The Article 29 Working Group of EC data protection commissioners has given an Opinion on the handling of personal data by search engines. The headline grabber so far has been the statement that search engines should retain personal data about users for no more than 6 months.
The Opinion follows the Working Group's requests to Google and other search engines last year for information about their data retention policies. According to a BBC News report:
"The report issued a set of obligations to search engines firms, including:
- Search engines should get informed consent from users if they correlate personal data across different services, such as desktop search
- Search engine providers must delete or anonymise (in an irreversible and efficient way) personal data once they are no longer necessary for the purpose for which they were collected
- Personal data should not be held by search engines for longer than six months
- In case search engine providers retain personal data longer than six months, they must demonstrate comprehensively that it is strictly necessary for the service
- It is not necessary to collect additional personal data from individual users in order to be able to perform the service of delivering search results and advertisements
- If search engine providers use cookies, their lifetime should be no longer than demonstrably necessary
- Search engine providers must give users clear and intelligible information about their identity and location and about the data they intend to collect store or transmit, as well as the purpose for which they are collected"
The dominant search engine Google, retains user personal data for 18 to 24 months, anonymising it after 18 months. Perhaps unsurprisingly, it has already criticised the Working Group's opinion on its Public Policy Blog.
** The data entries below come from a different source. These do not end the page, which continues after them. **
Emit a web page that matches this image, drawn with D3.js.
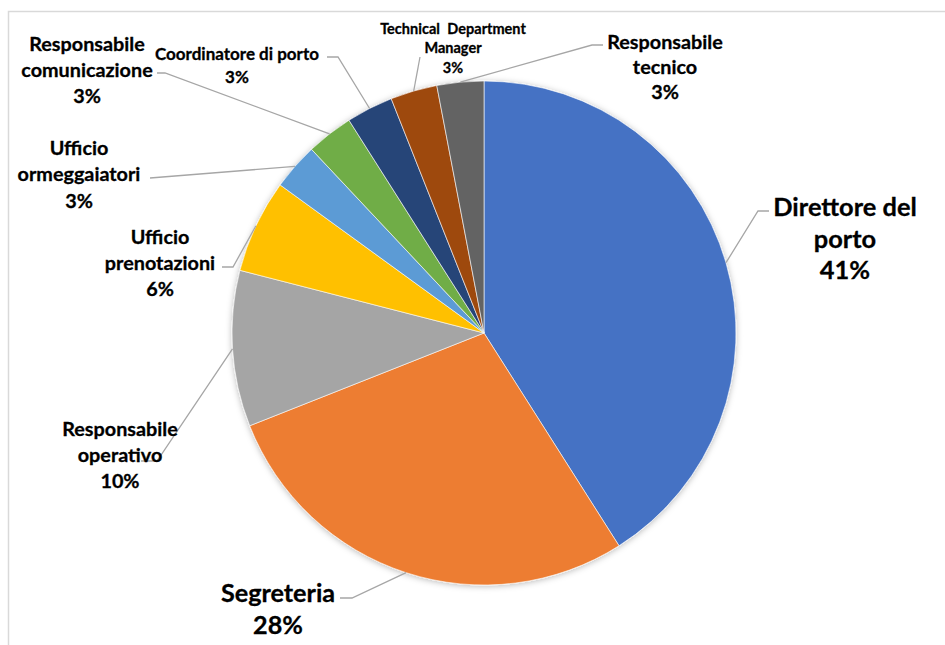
<!DOCTYPE html>
<html>
<head>
<meta charset="utf-8">
<script src="https://cdn.jsdelivr.net/npm/d3@7"></script>
<style>
  html, body { margin: 0; padding: 0; background: #fff; }
  svg { display: block; }
  text { font-family: Lato, "Open Sans", sans-serif; font-weight: 700; fill: #000;
         stroke: #000; stroke-width: 0.3px; }
</style>
</head>
<body>
<svg id="chart" width="945" height="645"></svg>
<script>
// Roles and their share of responses (%)
const categories = [
  "Direttore del porto",
  "Segreteria",
  "Responsabile operativo",
  "Ufficio prenotazioni",
  "Ufficio ormeggaiatori",
  "Responsabile comunicazione",
  "Coordinatore di porto",
  "Technical Department Manager",
  "Responsabile tecnico"
];
const values = [41, 28, 10, 6, 3, 3, 3, 3, 3];
const colors = ["#4472C4", "#ED7D31", "#A5A5A5", "#FFC000", "#5B9BD5",
                "#70AD47", "#264478", "#9E480E", "#636363"];

// Label placement: how each name wraps, its centre, line centres, font size,
// word spacing, and the leader line bend/end points.
const labelLayout = [
  { lines: ["Direttore del", "porto"], x: 845, ys: [206, 238, 269], size: 25.4, ws: 0, bend: [758, 211], end: [769, 211] },
  { lines: ["Segreteria"], x: 278, ys: [592, 624], size: 25.2, ws: 0, bend: [352, 598], end: [340, 598] },
  { lines: ["Responsabile", "operativo"], x: 120, ys: [428, 454, 480], size: 19.8, ws: 0, bend: [157, 461], end: [141, 461] },
  { lines: ["Ufficio", "prenotazioni"], x: 160, ys: [236, 262, 288], size: 19.8, ws: 0, bend: [233, 267], end: [222, 267] },
  { lines: ["Ufficio", "ormeggaiatori"], x: 79, ys: [147, 173, 200], size: 19.8, ws: 0, bend: [150, 178], end: [150, 178] },
  { lines: ["Responsabile", "comunicazione"], x: 87, ys: [43, 69, 95], size: 19.8, ws: 0, bend: [165, 73], end: [157, 73] },
  { lines: ["Coordinatore di porto"], x: 237, ys: [53, 76], size: 17, ws: 0, bend: [338, 57], end: [327, 57] },
  { lines: ["Technical Department", "Manager"], x: 453, ys: [28, 47, 67], size: 14.5, ws: 4, bend: [420, 57], end: [420, 57] },
  { lines: ["Responsabile", "tecnico"], x: 665, ys: [41, 66, 91], size: 19.8, ws: 0, bend: [592, 45], end: [603, 45] }
];

const svg = d3.select("#chart");
const cx = 484, cy = 333, radius = 252;

// Chart area frame
svg.append("rect")
  .attr("x", 8.5).attr("y", 11.5)
  .attr("width", 1000).attr("height", 1000)
  .attr("fill", "none")
  .attr("stroke", "#d9d9d9")
  .attr("stroke-width", 1.5);

// Soft outer shadow under the pie
const defs = svg.append("defs");
const f = defs.append("filter").attr("id", "pieShadow")
  .attr("x", "-10%").attr("y", "-10%").attr("width", "120%").attr("height", "120%");
f.append("feDropShadow")
  .attr("dx", 0).attr("dy", 1).attr("stdDeviation", 3)
  .attr("flood-color", "#000").attr("flood-opacity", 0.28);

const pie = d3.pie().sort(null).value(d => d)(values);
const arc = d3.arc().innerRadius(0).outerRadius(radius);

const g = svg.append("g").attr("transform", `translate(${cx},${cy})`);
g.append("g").attr("filter", "url(#pieShadow)")
  .selectAll("path")
  .data(pie)
  .join("path")
  .attr("d", arc)
  .attr("fill", (d, i) => colors[i])
  .attr("stroke", "#fff")
  .attr("stroke-width", 0.6);

// Leader lines from each slice's outer edge to its label
const leaders = svg.append("g");
pie.forEach((d, i) => {
  const L = labelLayout[i];
  const mid = (d.startAngle + d.endAngle) / 2;
  const p0 = [cx + radius * Math.sin(mid), cy - radius * Math.cos(mid)];
  leaders.append("polyline")
    .attr("points", [p0, L.bend, L.end].map(p => p.join(",")).join(" "))
    .attr("fill", "none")
    .attr("stroke", "#A6A6A6")
    .attr("stroke-width", 1.3);
});

// Data labels: category name lines followed by the percentage
const labels = svg.append("g");
pie.forEach((d, i) => {
  const L = labelLayout[i];
  const texts = L.lines.concat([`${values[i]}%`]);
  texts.forEach((t, k) => {
    labels.append("text")
      .attr("x", L.x)
      .attr("y", L.ys[k])
      .attr("text-anchor", "middle")
      .attr("dominant-baseline", "central")
      .style("font-size", L.size + "px")
      .style("word-spacing", L.ws + "px")
      .text(t);
  });
});
</script>
</body>
</html>
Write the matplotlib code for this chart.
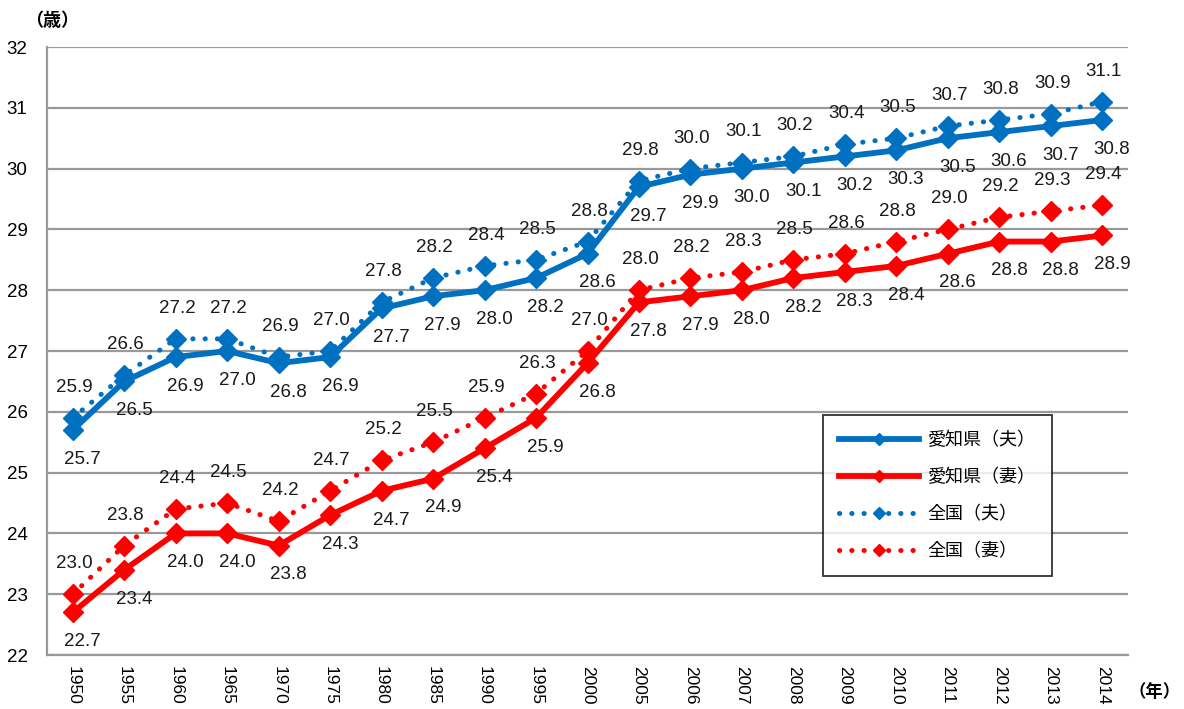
import matplotlib
matplotlib.use("Agg")
import matplotlib.pyplot as plt
from matplotlib.lines import Line2D

plt.rcParams['font.family'] = ['Noto Sans CJK JP', 'DejaVu Sans']

years = ['1950', '1955', '1960', '1965', '1970', '1975', '1980', '1985', '1990', '1995',
         '2000', '2005', '2006', '2007', '2008', '2009', '2010', '2011', '2012', '2013', '2014']
aichi_husband = [25.7, 26.5, 26.9, 27.0, 26.8, 26.9, 27.7, 27.9, 28.0, 28.2, 28.6,
                 29.7, 29.9, 30.0, 30.1, 30.2, 30.3, 30.5, 30.6, 30.7, 30.8]
aichi_wife = [22.7, 23.4, 24.0, 24.0, 23.8, 24.3, 24.7, 24.9, 25.4, 25.9, 26.8,
              27.8, 27.9, 28.0, 28.2, 28.3, 28.4, 28.6, 28.8, 28.8, 28.9]
national_husband = [25.9, 26.6, 27.2, 27.2, 26.9, 27.0, 27.8, 28.2, 28.4, 28.5, 28.8,
                    29.8, 30.0, 30.1, 30.2, 30.4, 30.5, 30.7, 30.8, 30.9, 31.1]
national_wife = [23.0, 23.8, 24.4, 24.5, 24.2, 24.7, 25.2, 25.5, 25.9, 26.3, 27.0,
                 28.0, 28.2, 28.3, 28.5, 28.6, 28.8, 29.0, 29.2, 29.3, 29.4]
series_names = ['愛知県（夫）', '愛知県（妻）', '全国（夫）', '全国（妻）']
yticks = [22, 23, 24, 25, 26, 27, 28, 29, 30, 31, 32]

BLUE = '#0070C0'
RED = '#FF0000'

fig = plt.figure(figsize=(11.84, 7.09), dpi=100)
ax = fig.add_axes([47/1184, 1 - 655/709, (1128-47)/1184, (655-47)/709])

x = list(range(len(years)))
dot = (0, (0.05, 2.4))

ax.plot(x, national_husband, color=BLUE, lw=3.6, linestyle=dot, dash_capstyle='round',
        marker='D', markersize=10.5, zorder=3)
ax.plot(x, national_wife, color=RED, lw=3.6, linestyle=dot, dash_capstyle='round',
        marker='D', markersize=10.5, zorder=3)
ax.plot(x, aichi_husband, color=BLUE, lw=4.2, marker='D', markersize=10.5, zorder=4)
ax.plot(x, aichi_wife, color=RED, lw=4.2, marker='D', markersize=10.5, zorder=4)

fs = 13.5
for series, off in [(aichi_husband, (7, -21)), (aichi_wife, (7, -21)),
                    (national_husband, (1, 22)), (national_wife, (1, 22))]:
    for xi, v in zip(x, series):
        ax.annotate(f'{v:.1f}', (xi, v), xytext=off, textcoords='offset points',
                    ha='center', va='center', fontsize=fs, color='#1a1a1a',
                    family='Liberation Sans')

ax.set_xlim(-0.5, len(years) - 0.5)
ax.set_ylim(22, 32)
ax.set_yticks(yticks)
ax.set_yticklabels([str(t) for t in yticks], fontsize=13.5, family='Liberation Sans')
ax.set_xticks(x)
ax.set_xticklabels(years, rotation=270, fontsize=12.5, family='Liberation Sans', va='top')
ax.tick_params(axis='both', length=0)
ax.tick_params(axis='y', pad=14)
ax.tick_params(axis='x', pad=8)
ax.grid(axis='y', color='#999999', lw=1.6)
ax.set_axisbelow(True)
for s in ['top', 'right']:
    ax.spines[s].set_visible(False)
for s in ['left', 'bottom']:
    ax.spines[s].set_color('#999999')
    ax.spines[s].set_linewidth(1.6)

handles = [
    Line2D([], [], color=BLUE, lw=4.2, marker='D', markersize=6),
    Line2D([], [], color=RED, lw=4.2, marker='D', markersize=6),
    Line2D([], [], color=BLUE, lw=3.6, linestyle=dot, dash_capstyle='round', marker='D', markersize=6),
    Line2D([], [], color=RED, lw=3.6, linestyle=dot, dash_capstyle='round', marker='D', markersize=6),
]
leg = ax.legend(handles, series_names, loc='upper left',
                bbox_to_anchor=((823-47)/1081, 1 - (415-47)/608),
                fontsize=13, frameon=True, fancybox=False, edgecolor='black',
                handlelength=4.4, labelspacing=1.05, borderpad=0.9, handletextpad=0.5,
                borderaxespad=0)
leg.get_frame().set_linewidth(1.3)

fig.text(52/1184, 1 - 20/709, '（歳）', fontsize=13, fontweight='bold', ha='center', va='center')
fig.text(1155/1184, 1 - 692/709, '（年）', fontsize=12.5, fontweight='bold', ha='center', va='center')

fig.savefig('out.png', dpi=100)
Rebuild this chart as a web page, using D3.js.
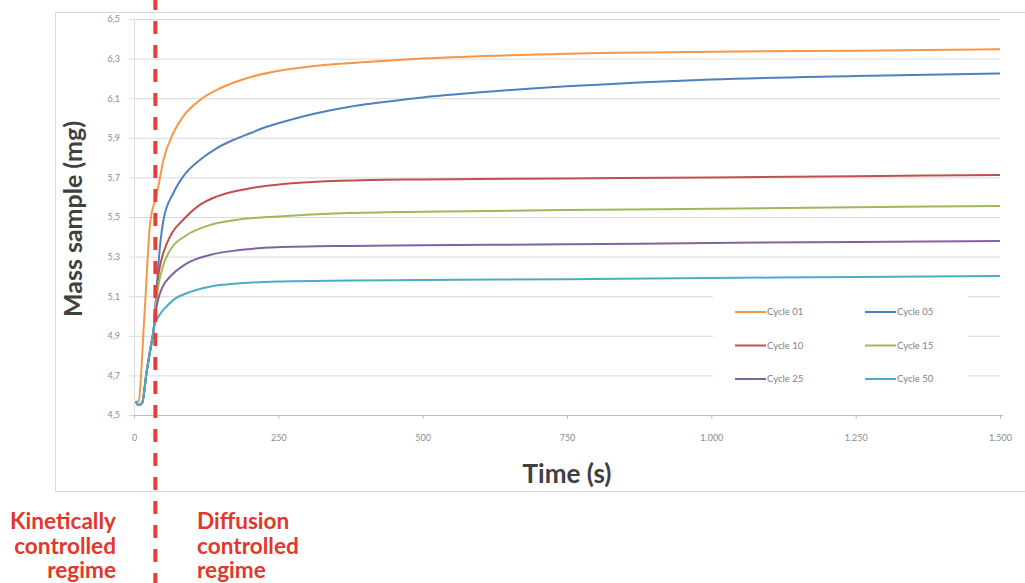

The Article 29 Working Group's views on data retention periods at the search engines are also unsurprising, given the concerns it voiced last year about current periods being too long - see our August 2007 analysis of Google's data protection policies against the Working Group's comments.
Next steps
It's going to be interesting seeing how the Working Group and the various data protection authorities of individual EU jurisdictions take this forward. Google and the other search engines are highly unlikely to accept without a fight any request from data protection authorities to reduce their data retention periods. The Opinion's other "obligations" may receive a warmer reception.
The Working Group's Opinion certainly isn't the end of its battle with the search engines over their use of personal data. Expect more developments in the next year.